Your goal: Extract the listing in its entirety, keeping each line identical to the original.

Data provided:
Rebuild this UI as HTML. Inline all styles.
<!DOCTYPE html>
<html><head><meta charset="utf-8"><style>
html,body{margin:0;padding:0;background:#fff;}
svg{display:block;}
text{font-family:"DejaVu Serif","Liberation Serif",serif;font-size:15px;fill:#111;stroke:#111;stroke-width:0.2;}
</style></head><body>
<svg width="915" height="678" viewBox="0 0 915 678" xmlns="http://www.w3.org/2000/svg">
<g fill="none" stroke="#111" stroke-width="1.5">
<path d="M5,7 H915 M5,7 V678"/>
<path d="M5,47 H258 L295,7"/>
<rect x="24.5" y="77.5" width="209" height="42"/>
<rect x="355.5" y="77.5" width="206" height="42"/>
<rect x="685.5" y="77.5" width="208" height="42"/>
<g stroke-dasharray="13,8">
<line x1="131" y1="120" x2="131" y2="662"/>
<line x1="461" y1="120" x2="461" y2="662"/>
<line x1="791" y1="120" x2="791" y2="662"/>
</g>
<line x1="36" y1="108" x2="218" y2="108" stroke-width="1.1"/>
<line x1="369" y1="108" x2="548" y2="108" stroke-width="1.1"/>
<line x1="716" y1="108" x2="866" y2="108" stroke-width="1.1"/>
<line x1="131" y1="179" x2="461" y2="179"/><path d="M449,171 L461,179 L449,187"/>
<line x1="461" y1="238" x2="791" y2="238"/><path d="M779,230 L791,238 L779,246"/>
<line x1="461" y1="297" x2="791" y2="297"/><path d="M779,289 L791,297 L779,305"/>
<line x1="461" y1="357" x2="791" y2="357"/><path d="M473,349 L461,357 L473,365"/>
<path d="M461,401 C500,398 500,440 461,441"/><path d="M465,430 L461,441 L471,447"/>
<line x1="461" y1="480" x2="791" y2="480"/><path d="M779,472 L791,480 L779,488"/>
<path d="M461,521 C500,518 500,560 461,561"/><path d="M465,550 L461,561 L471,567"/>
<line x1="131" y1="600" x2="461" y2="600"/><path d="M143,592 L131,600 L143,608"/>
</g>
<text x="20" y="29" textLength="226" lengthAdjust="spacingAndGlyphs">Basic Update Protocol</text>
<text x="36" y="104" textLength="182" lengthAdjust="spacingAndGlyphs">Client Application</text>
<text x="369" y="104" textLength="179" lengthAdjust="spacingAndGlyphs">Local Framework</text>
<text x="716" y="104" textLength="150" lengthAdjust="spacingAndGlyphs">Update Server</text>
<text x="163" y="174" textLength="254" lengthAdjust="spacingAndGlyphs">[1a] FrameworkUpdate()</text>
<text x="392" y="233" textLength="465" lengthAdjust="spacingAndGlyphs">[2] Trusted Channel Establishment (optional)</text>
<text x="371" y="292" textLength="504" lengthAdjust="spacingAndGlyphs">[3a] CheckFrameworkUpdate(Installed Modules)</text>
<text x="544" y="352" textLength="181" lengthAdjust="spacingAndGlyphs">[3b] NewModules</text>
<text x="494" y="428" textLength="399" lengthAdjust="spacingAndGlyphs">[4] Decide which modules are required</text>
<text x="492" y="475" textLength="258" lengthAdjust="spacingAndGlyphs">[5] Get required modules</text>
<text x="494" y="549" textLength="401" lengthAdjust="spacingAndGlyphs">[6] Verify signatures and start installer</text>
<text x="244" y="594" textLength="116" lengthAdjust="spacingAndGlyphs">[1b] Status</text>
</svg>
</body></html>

Expected answer:
Rebuild this UI as HTML. Inline all styles.
<!DOCTYPE html>
<html><head><meta charset="utf-8"><style>
html,body{margin:0;padding:0;background:#fff;}
svg{display:block;}
text{font-family:"DejaVu Serif","Liberation Serif",serif;font-size:15px;fill:#111;stroke:#111;stroke-width:0.2;}
</style></head><body>
<svg width="915" height="678" viewBox="0 0 915 678" xmlns="http://www.w3.org/2000/svg">
<g fill="none" stroke="#111" stroke-width="1.5">
<path d="M5,7 H915 M5,7 V678"/>
<path d="M5,47 H258 L295,7"/>
<rect x="24.5" y="77.5" width="209" height="42"/>
<rect x="355.5" y="77.5" width="206" height="42"/>
<rect x="685.5" y="77.5" width="208" height="42"/>
<g stroke-dasharray="13,8">
<line x1="131" y1="120" x2="131" y2="662"/>
<line x1="461" y1="120" x2="461" y2="662"/>
<line x1="791" y1="120" x2="791" y2="662"/>
</g>
<line x1="36" y1="108" x2="218" y2="108" stroke-width="1.1"/>
<line x1="369" y1="108" x2="548" y2="108" stroke-width="1.1"/>
<line x1="716" y1="108" x2="866" y2="108" stroke-width="1.1"/>
<line x1="131" y1="179" x2="461" y2="179"/><path d="M449,171 L461,179 L449,187"/>
<line x1="461" y1="238" x2="791" y2="238"/><path d="M779,230 L791,238 L779,246"/>
<line x1="461" y1="297" x2="791" y2="297"/><path d="M779,289 L791,297 L779,305"/>
<line x1="461" y1="357" x2="791" y2="357"/><path d="M473,349 L461,357 L473,365"/>
<path d="M461,401 C500,398 500,440 461,441"/><path d="M465,430 L461,441 L471,447"/>
<line x1="461" y1="480" x2="791" y2="480"/><path d="M779,472 L791,480 L779,488"/>
<path d="M461,521 C500,518 500,560 461,561"/><path d="M465,550 L461,561 L471,567"/>
<line x1="131" y1="600" x2="461" y2="600"/><path d="M143,592 L131,600 L143,608"/>
</g>
<text x="20" y="29" textLength="226" lengthAdjust="spacingAndGlyphs">Basic Update Protocol</text>
<text x="36" y="104" textLength="182" lengthAdjust="spacingAndGlyphs">Client Application</text>
<text x="369" y="104" textLength="179" lengthAdjust="spacingAndGlyphs">Local Framework</text>
<text x="716" y="104" textLength="150" lengthAdjust="spacingAndGlyphs">Update Server</text>
<text x="163" y="174" textLength="254" lengthAdjust="spacingAndGlyphs">[1a] FrameworkUpdate()</text>
<text x="392" y="233" textLength="465" lengthAdjust="spacingAndGlyphs">[2] Trusted Channel Establishment (optional)</text>
<text x="371" y="292" textLength="504" lengthAdjust="spacingAndGlyphs">[3a] CheckFrameworkUpdate(Installed Modules)</text>
<text x="544" y="352" textLength="181" lengthAdjust="spacingAndGlyphs">[3b] NewModules</text>
<text x="494" y="428" textLength="399" lengthAdjust="spacingAndGlyphs">[4] Decide which modules are required</text>
<text x="492" y="475" textLength="258" lengthAdjust="spacingAndGlyphs">[5] Get required modules</text>
<text x="494" y="549" textLength="401" lengthAdjust="spacingAndGlyphs">[6] Verify signatures and start installer</text>
<text x="244" y="594" textLength="116" lengthAdjust="spacingAndGlyphs">[1b] Status</text>
</svg>
</body></html>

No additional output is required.